Н. Н.: Конечно, в общем у меня есть чувство удовлетворения, потому что я считаю, что я достаточно много сумел сделать полезного в жизни для науки и для людей и мои усилия были оценены вполне, я могу сказать, что в этом отношении жизнь у меня весьма благополучная. Если говорить о чисто научных достижениях, здесь есть у меня ощущение неполного удовлетворения, потому что я не могу сказать, что мне удалось сделать в жизни какое-то важное, очень интересное открытие, которое наверняка сохранится в науке с моим именем. Это от многих обстоятельств зависит, но здесь, в открытиях, всегда присутствует еще достаточная доля везения. Но нельзя желать всего. Было бы смешно говорить, что я разочарован, оттого что мне не удалось в жизни получить Нобелевскую премию. Я не считаю, что это может быть серьезным основанием для моих претензий к судьбе.

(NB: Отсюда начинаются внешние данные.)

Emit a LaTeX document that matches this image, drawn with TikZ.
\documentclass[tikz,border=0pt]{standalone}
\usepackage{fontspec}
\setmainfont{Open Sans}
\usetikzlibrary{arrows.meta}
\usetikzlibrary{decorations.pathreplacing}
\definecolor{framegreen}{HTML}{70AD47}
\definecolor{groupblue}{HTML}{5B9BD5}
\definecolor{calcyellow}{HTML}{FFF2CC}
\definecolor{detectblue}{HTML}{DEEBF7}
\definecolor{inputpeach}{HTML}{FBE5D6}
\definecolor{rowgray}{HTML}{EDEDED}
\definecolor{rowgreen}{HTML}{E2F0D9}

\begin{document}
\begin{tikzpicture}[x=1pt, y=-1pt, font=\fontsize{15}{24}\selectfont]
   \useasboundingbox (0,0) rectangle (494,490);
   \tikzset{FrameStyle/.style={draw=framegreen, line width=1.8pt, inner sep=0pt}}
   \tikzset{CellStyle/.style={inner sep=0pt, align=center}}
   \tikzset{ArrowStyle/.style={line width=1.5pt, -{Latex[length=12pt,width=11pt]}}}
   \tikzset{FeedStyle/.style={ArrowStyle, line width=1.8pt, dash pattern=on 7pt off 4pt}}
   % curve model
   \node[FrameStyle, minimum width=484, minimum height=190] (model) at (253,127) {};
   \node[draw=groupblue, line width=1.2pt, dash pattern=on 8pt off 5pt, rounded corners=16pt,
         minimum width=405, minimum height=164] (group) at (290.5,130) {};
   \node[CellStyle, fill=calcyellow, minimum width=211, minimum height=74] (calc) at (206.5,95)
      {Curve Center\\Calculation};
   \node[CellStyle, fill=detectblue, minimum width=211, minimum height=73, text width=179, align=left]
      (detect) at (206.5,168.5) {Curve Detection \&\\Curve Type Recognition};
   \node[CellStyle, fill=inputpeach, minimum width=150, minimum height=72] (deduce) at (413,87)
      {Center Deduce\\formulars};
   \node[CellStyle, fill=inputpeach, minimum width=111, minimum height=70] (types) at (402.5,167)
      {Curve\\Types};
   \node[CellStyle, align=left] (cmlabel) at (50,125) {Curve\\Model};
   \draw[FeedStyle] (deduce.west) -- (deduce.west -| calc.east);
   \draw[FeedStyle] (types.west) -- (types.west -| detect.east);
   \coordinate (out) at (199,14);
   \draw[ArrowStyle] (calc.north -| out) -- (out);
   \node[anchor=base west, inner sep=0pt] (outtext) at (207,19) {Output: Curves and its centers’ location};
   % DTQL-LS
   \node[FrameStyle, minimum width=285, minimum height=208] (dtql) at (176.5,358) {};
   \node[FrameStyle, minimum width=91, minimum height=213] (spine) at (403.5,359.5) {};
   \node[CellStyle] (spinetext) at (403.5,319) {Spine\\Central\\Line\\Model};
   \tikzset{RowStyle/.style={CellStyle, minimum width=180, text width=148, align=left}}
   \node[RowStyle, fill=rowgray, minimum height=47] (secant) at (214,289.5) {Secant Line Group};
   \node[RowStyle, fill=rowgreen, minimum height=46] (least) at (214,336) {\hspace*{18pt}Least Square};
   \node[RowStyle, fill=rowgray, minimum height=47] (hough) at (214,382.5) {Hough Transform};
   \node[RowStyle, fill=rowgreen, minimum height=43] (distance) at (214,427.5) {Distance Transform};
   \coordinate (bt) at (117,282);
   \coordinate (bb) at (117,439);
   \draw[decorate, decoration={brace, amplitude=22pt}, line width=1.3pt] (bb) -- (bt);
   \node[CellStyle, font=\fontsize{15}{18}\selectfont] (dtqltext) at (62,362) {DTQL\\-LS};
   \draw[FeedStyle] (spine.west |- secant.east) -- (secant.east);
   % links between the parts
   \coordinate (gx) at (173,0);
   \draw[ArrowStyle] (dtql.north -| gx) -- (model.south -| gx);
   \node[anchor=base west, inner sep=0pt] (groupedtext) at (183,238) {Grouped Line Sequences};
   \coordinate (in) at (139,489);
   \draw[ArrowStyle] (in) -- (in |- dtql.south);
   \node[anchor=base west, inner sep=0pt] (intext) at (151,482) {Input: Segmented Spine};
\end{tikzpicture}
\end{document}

Б. Н.: Сегодня мы говорили с тобой и о тревожных проблемах жизни института, и об его достижениях, но закончить нашу беседу я хотел бы, может быть, несколько неожиданным образом. Дома у меня хранится видеокассета с записью вашего институтского вечера, капустника, посвященного твоему юбилею. И в этой записи самое сильное, самое яркое впечатление на меня произвели не речи, а хореографический номер, точнее, целый балет, поставленный сотрудниками института и посвященный жизни клетки. Этот балетный номер исполняется с такой изобретательностью, с такой жизнерадостностью, с такой увлеченностью, что, честное слово, можно позавидовать. И я невольно ловил себя на мысли: коллектив, обладающий такой жизнерадостной внутренней энергией, не только преодолеет все нынешние трудности, но и наверняка еще многое сделает для нашей науки.